I'd definitely say it's worth it, I doubt it'll go any lower than 80%, at least not any time soon - might get a price reduction though. Though it's early access, it does have a lot of features already, and the bugs are few enough for you to be playing it easily enough. If you want to treat yourself for Christmas, I'd say go ahead.


----------



## Farobi (Dec 21, 2014)

Bought my first game with my own money ever on Steam: How to Survive + DLCs. I'll try it out tomorrow

 I'm also hoping This War of Mine and The Long Dark go on Flash Sales, though it's unlikely.


----------



## Alienfish (Dec 21, 2014)

Hmm yeah still a few more I want to get aside from those I've bought. Hope they lower some of the FF games and some other animu stuff.


----------



## Feloreena (Dec 21, 2014)

I just bought The Binding of Isaac: Rebirth, waiting for it to download now.  I have wanted a few other games that have been on sale but they've not been cheap enough for me to grab them just yet.


----------



## Nerd House (Dec 21, 2014)

Grim Dawn, heck yeah!


----------



## Alienfish (Dec 21, 2014)

Steam trolling me now, talking about it.


----------



## KarlaKGB (Dec 21, 2014)

got all the skyrim dlc, too bad this hotel has 3rd world internet


----------



## Alienfish (Dec 22, 2014)

KarlaKGB said:


> got all the skyrim dlc, too bad this hotel has 3rd world internet


Sounds like mine, lol. Nice though.


----------



## Nerd House (Dec 22, 2014)

Decided to splurge a little and bought Aarklash Legacy.


----------



## tobi! (Dec 22, 2014)

Never Alone (Kisima Ingitchuna) is on sale. Debating whether or not to buy. Looks a bit like Limbo.


----------



## Dustmop (Dec 22, 2014)

I still haven't bought anything from Steam. Sorta-kinda regretting missing Rage, but I'll grab it next time. Hoping the next set of 12-hour deals that pop up soon here aren't as terrible as the last, lol.

Picked up *Hatoful Boyfriend* on GMG for $1 after spending some credits, though. It's only $2.49 over there, if anyone else is interested and missed the email.


----------



## tobi! (Dec 22, 2014)

I'm playing hatoful boyfriend.
You can't date the fat bird


----------



## brutalitea (Dec 22, 2014)

Norski said:


> Never Alone (Kisima Ingitchuna) is on sale. Debating whether or not to buy.
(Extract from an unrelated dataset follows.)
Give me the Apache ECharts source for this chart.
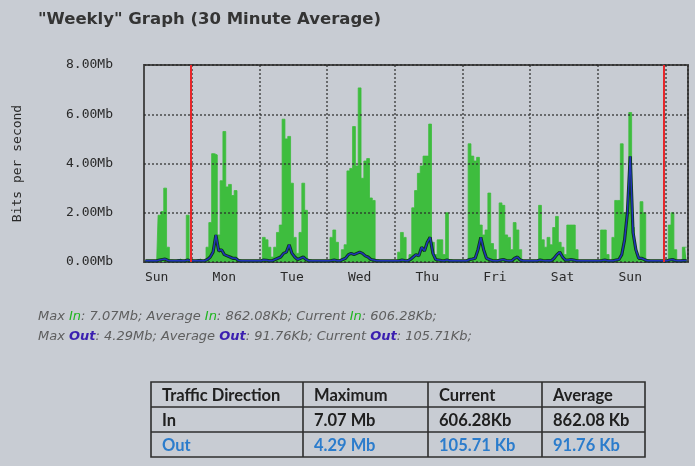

Looks a bit like Limbo.



I'm in the same boat as you hahaha.


----------



## tobi! (Dec 23, 2014)

I just got murdered in Hatoful Boyfriend...


----------



## oath2order (Dec 23, 2014)

Norski said:


> I just got murdered in Hatoful Boyfriend...



...what.

it's a dating sim.

what.


----------



## Dustmop (Dec 23, 2014)

oath2order said:


> ...what.
> 
> it's a dating sim.
> 
> what.



It's a sad dating sim with a deep, haunted storyline. Or something.

There's a twist to the plot, but I don't wanna spoil.


I think I just got the saddest ending. The first guy I picked, man... It never fails. :c


----------



## tobi! (Dec 23, 2014)

I died twice now.
I'm awful at dating sims. I keep getting murdered.


----------



## Alienfish (Dec 23, 2014)

Norski said:


> I just got murdered in Hatoful Boyfriend...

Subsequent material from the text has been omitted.